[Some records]
-----

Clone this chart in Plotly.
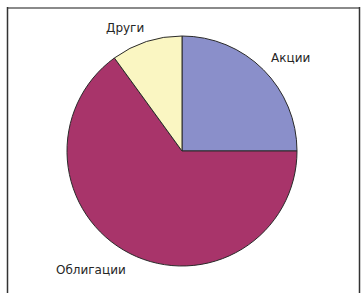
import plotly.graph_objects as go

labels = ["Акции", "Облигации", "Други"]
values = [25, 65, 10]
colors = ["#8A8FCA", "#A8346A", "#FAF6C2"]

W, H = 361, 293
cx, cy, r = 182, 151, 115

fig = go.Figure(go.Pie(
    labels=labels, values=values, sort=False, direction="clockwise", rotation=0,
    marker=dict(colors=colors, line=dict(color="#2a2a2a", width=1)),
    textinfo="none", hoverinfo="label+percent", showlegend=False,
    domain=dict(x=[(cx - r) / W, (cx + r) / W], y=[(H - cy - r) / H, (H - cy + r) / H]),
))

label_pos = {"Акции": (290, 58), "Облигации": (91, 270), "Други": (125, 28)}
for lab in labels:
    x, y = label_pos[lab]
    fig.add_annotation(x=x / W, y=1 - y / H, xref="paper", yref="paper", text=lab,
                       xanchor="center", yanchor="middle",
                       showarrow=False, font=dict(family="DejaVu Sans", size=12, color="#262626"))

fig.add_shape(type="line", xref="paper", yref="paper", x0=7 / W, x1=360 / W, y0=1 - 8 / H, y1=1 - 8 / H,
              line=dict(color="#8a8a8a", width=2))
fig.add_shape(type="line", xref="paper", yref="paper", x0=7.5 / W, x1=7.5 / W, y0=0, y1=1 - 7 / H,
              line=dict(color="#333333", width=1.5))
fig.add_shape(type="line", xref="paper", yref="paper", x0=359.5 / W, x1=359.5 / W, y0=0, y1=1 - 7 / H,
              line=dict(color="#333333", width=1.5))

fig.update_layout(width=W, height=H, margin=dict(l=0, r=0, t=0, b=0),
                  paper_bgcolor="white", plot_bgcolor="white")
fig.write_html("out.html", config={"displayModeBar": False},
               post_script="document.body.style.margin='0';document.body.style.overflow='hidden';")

-----

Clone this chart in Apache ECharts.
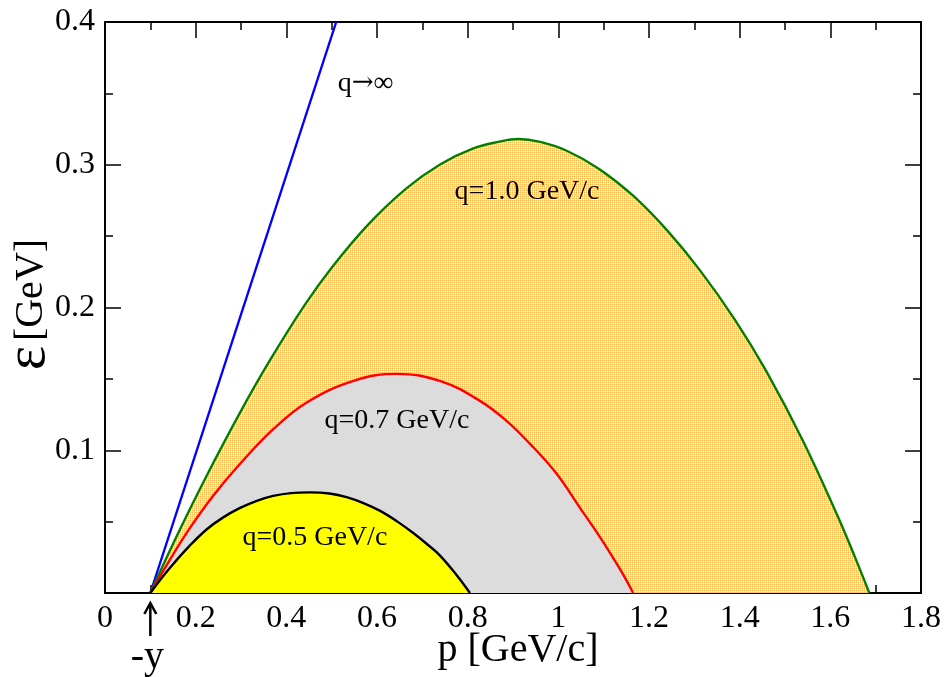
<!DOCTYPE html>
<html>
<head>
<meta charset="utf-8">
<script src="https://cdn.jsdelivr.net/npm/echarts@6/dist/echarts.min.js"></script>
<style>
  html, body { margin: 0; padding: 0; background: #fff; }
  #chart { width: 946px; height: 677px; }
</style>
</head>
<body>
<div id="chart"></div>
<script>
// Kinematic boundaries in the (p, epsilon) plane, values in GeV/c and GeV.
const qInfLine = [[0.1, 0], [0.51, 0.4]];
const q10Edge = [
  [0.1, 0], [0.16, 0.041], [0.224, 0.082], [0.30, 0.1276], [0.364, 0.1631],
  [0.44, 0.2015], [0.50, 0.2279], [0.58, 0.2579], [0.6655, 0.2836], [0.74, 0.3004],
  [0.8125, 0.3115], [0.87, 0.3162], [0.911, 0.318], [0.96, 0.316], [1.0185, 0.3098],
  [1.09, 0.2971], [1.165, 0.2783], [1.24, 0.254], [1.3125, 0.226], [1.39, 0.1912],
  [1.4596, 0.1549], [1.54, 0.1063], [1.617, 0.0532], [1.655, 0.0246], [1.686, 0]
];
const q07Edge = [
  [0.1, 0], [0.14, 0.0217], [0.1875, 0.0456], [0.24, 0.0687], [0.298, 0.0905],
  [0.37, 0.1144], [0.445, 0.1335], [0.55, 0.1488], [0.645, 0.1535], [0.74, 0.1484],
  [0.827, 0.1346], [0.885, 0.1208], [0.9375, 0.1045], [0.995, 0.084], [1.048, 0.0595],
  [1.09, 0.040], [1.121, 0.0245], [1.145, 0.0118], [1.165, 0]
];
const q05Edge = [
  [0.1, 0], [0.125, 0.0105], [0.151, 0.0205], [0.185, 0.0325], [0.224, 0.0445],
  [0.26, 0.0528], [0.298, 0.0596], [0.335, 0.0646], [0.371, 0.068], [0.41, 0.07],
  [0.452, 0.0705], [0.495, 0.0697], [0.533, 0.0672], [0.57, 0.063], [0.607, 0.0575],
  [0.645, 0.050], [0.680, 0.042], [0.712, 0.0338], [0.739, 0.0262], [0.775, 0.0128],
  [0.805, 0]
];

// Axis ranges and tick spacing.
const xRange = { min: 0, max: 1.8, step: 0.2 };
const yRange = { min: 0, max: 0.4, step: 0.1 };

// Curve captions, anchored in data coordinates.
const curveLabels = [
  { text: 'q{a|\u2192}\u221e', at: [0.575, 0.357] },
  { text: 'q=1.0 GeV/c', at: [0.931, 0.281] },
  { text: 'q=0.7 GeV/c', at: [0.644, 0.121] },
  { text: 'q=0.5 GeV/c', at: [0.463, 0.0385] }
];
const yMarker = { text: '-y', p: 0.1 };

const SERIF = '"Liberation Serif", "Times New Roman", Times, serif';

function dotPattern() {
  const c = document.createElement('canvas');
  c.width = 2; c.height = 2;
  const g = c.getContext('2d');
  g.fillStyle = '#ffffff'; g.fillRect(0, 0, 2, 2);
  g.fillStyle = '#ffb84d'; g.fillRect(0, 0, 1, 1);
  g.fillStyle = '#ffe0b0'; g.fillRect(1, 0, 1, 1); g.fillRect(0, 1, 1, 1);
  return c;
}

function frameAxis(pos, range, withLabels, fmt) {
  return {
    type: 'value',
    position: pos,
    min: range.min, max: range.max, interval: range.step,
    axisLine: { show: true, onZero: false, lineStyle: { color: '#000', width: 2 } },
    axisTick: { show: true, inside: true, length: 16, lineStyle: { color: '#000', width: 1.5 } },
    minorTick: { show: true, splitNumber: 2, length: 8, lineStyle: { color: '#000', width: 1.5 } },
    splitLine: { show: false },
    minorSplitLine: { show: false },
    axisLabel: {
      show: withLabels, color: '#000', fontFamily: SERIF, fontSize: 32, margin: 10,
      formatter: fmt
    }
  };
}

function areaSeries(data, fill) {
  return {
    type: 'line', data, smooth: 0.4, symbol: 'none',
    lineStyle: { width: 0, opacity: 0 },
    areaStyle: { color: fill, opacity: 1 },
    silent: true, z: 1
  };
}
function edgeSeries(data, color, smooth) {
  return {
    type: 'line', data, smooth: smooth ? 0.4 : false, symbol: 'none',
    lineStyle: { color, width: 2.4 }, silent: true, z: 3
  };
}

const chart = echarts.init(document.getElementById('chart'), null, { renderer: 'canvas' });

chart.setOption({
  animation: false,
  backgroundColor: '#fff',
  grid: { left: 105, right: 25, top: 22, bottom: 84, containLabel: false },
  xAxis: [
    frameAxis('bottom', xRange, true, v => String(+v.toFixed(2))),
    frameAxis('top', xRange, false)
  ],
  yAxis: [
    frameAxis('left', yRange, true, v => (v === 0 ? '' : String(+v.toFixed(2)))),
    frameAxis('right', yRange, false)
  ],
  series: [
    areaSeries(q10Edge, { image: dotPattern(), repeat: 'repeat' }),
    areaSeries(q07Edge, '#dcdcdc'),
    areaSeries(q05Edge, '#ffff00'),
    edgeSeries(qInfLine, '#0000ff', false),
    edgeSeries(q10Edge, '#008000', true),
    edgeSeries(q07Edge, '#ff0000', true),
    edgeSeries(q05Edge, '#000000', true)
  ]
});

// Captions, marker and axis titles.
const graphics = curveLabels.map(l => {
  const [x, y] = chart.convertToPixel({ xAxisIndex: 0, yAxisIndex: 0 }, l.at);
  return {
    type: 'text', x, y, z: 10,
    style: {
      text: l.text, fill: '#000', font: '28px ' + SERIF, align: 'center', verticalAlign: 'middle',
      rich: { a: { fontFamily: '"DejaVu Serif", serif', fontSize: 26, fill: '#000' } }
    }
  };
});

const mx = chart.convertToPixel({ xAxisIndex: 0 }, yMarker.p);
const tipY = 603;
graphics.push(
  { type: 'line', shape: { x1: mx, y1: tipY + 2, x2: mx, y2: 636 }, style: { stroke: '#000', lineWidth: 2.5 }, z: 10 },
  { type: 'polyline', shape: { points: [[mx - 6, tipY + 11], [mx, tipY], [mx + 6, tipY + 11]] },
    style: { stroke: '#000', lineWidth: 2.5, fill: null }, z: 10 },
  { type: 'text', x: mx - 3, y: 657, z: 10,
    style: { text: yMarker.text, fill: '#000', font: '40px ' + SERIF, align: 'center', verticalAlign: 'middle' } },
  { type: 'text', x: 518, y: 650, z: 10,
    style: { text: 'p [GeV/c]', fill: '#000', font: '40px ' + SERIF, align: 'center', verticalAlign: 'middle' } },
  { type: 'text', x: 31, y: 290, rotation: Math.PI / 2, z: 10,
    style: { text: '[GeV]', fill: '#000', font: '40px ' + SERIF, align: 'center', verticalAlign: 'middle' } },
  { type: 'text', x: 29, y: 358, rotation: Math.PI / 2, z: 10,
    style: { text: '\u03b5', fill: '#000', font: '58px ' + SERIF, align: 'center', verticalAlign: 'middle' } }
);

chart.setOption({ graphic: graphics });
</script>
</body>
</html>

-----

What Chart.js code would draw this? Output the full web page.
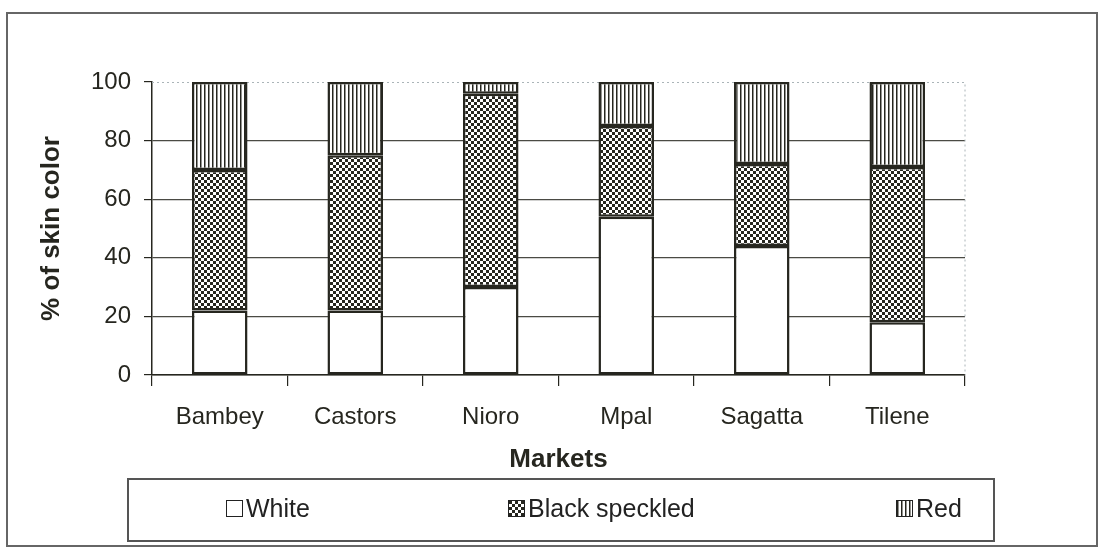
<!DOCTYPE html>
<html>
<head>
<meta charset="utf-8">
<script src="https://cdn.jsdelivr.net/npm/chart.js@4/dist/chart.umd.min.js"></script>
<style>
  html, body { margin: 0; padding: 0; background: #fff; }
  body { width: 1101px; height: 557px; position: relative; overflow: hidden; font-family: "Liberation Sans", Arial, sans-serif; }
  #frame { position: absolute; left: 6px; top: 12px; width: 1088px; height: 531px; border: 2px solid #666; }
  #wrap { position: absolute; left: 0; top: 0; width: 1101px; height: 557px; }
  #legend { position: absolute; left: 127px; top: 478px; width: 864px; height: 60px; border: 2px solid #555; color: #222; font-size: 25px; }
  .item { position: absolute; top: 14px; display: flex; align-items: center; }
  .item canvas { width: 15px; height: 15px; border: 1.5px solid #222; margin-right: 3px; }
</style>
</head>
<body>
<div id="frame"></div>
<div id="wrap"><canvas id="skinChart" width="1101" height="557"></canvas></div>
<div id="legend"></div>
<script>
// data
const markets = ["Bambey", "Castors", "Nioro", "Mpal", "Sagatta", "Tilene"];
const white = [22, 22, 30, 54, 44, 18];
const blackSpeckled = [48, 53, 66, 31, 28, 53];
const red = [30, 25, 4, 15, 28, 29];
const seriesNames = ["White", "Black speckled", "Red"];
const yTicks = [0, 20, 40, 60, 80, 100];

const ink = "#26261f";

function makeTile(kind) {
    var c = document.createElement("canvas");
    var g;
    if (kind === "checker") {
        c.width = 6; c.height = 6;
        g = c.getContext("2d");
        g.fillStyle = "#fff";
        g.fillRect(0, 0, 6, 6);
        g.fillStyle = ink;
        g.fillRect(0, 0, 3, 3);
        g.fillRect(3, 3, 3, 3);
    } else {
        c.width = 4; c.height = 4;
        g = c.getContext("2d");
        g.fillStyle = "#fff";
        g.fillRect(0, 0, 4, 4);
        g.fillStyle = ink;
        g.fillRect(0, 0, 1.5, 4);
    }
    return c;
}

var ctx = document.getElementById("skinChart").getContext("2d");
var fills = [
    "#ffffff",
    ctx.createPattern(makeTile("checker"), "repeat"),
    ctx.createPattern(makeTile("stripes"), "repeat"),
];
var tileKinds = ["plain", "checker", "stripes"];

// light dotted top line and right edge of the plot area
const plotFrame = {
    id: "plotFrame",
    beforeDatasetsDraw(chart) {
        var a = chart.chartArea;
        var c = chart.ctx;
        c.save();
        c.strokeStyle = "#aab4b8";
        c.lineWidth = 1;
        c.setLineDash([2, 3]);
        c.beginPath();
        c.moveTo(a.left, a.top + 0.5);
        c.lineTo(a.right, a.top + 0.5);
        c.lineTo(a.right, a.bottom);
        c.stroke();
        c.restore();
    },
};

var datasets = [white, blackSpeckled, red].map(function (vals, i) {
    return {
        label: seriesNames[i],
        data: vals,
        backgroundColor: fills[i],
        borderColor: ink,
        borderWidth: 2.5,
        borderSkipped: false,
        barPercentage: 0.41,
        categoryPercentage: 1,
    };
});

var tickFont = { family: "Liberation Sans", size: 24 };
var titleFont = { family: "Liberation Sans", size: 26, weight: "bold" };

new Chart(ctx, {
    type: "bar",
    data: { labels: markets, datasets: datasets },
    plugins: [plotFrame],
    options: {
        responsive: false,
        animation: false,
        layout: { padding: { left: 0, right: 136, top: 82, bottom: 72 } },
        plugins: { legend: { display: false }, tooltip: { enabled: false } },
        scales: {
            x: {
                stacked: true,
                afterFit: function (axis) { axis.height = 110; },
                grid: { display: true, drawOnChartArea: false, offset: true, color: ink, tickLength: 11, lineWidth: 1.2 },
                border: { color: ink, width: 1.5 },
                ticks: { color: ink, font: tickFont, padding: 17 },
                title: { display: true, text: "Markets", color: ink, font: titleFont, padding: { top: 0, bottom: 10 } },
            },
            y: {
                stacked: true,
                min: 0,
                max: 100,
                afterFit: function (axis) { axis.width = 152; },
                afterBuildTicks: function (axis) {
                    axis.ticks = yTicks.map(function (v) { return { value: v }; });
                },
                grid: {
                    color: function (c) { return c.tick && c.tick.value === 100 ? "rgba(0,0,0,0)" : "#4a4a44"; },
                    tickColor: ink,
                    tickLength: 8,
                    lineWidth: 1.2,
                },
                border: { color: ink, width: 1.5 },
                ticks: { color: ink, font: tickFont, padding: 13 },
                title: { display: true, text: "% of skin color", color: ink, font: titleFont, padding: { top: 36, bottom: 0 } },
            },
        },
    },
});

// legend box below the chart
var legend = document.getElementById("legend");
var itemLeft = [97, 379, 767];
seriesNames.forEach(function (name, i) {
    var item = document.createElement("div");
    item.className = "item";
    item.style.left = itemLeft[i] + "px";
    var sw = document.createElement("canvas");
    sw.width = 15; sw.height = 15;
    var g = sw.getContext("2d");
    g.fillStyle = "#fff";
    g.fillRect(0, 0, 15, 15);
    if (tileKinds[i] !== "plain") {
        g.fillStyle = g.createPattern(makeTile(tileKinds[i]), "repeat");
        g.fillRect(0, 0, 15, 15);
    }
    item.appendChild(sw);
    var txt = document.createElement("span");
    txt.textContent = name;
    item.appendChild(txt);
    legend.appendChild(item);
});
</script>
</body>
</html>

-----

▸ **THE EXERCISE**: Wherever a line in the data above holds "this", copy that line.

▸ **WRITTEN RESPONSE**:
Clone this chart in Plotly.
Clone this chart in Apache ECharts.
What Chart.js code would draw this? Output the full web page.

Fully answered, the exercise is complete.